『母親は「太陽」、父親は「月」』
ペンネーム:くろすけ
自分の血肉を分けて十月十日の間じっと育み、生まれてからはオムツを替えたり、ひもじいと泣けば夜中でも乳を含ます。
大きくなっても三度三度の食事を用意して、生命そのものを育んでくれ、熱を出したと言っては夜通し看病してくれる。
そんな偉大な母親には、父親は、どう転んでもかないっこない。
食卓で、「ごはん、まだぁ?」と催促する子どもたちの横に座って、料理が出てくるのを一緒に待つ存在である。
そういえば、自分も小さい頃に、「お母さんはボクを産んでくれたけど、お父さんは関係ないじゃん!」と父親に食って掛かり、横で「いや、関係はあるのよね…」と言ったきり、母親が複雑そうな顔で黙り込んでしまったこともあった。

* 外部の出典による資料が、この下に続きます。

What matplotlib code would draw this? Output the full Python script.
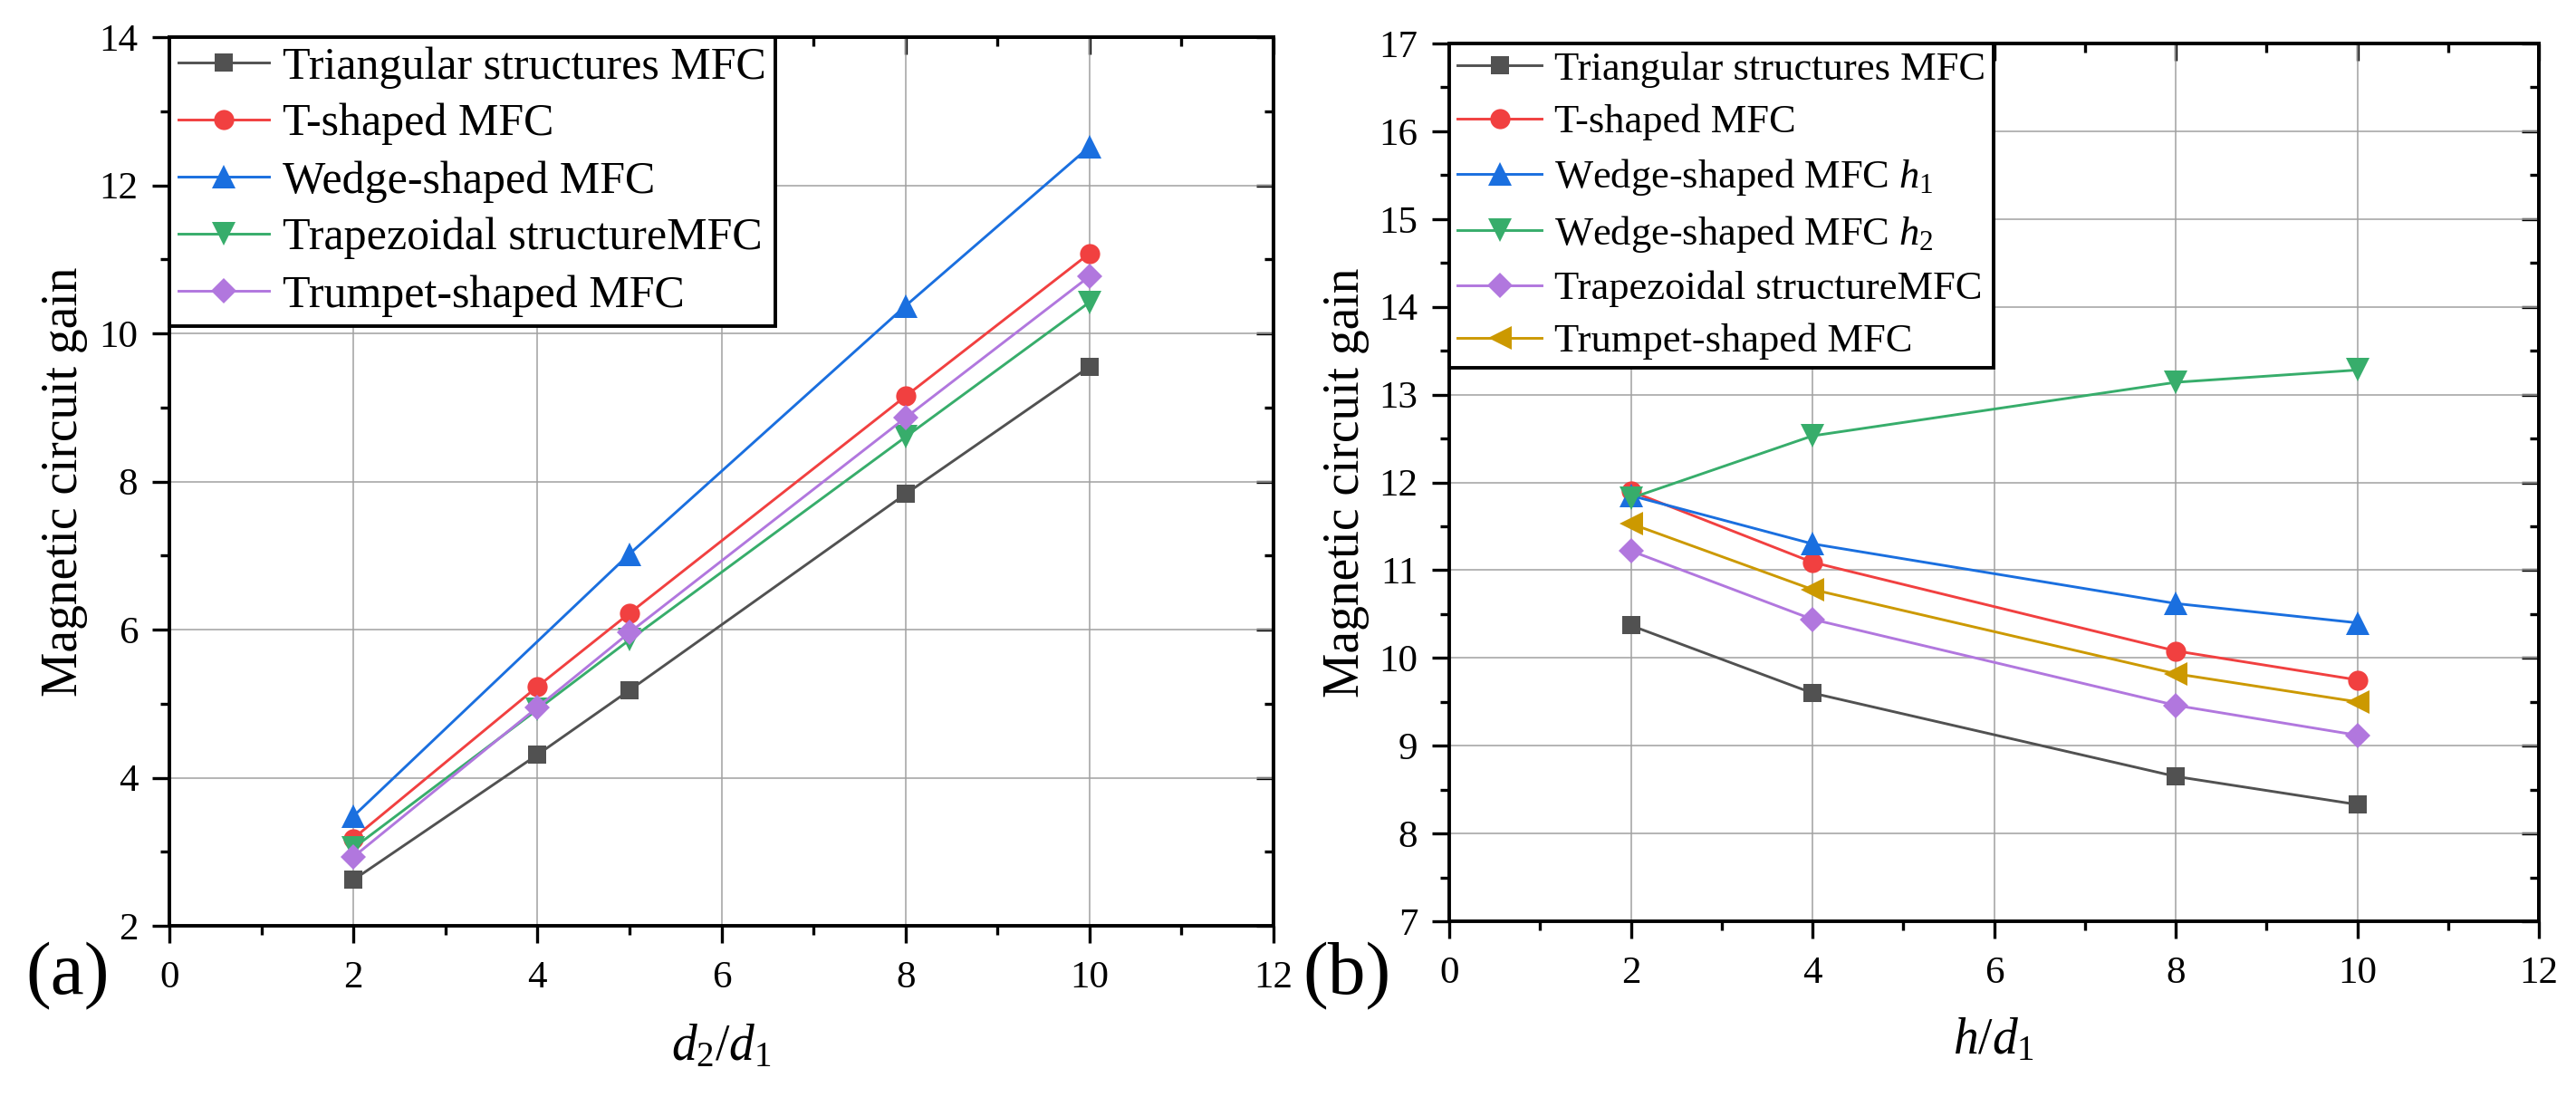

そんな貢献度という「輝き」に乏しい父親が、何かものを言ってもなかなか子どもに通じるはずもない。
正に「母親は太陽、父親は月」である。
さて、そんな月が明るく光り輝くためには太陽に照らされなくてはならない。
太陽が明るく照らしてくれるからこそ、月は闇夜を照らすことができるのだ。
昔、忙しい父に代わって休日に遊園地に連れて行ってくれたり、買い物に連れて行ってくれたのも母親だった。
「ありがとうね、お母さん」という僕の言葉を遮(さえぎ)って、「こうして楽しく過ごせたのも、みんなお父さんが働いてくれるおかげなのよ。お父さんに感謝しましょう」と、必ず言われ、帰ってから父親に挨拶をすることは我が家のしきたりとなったのだった。
思えば私の母は一生懸命父を照らしてくれていた。
だから父は私にとって、怖い、偉い、存在でいることができたのだろう。
母親は太陽、父親は月。この言葉をかみしめて、僕も家内に伝えよう。
「すみませんが、もうちょっと照らしていただけると助かります…。」と。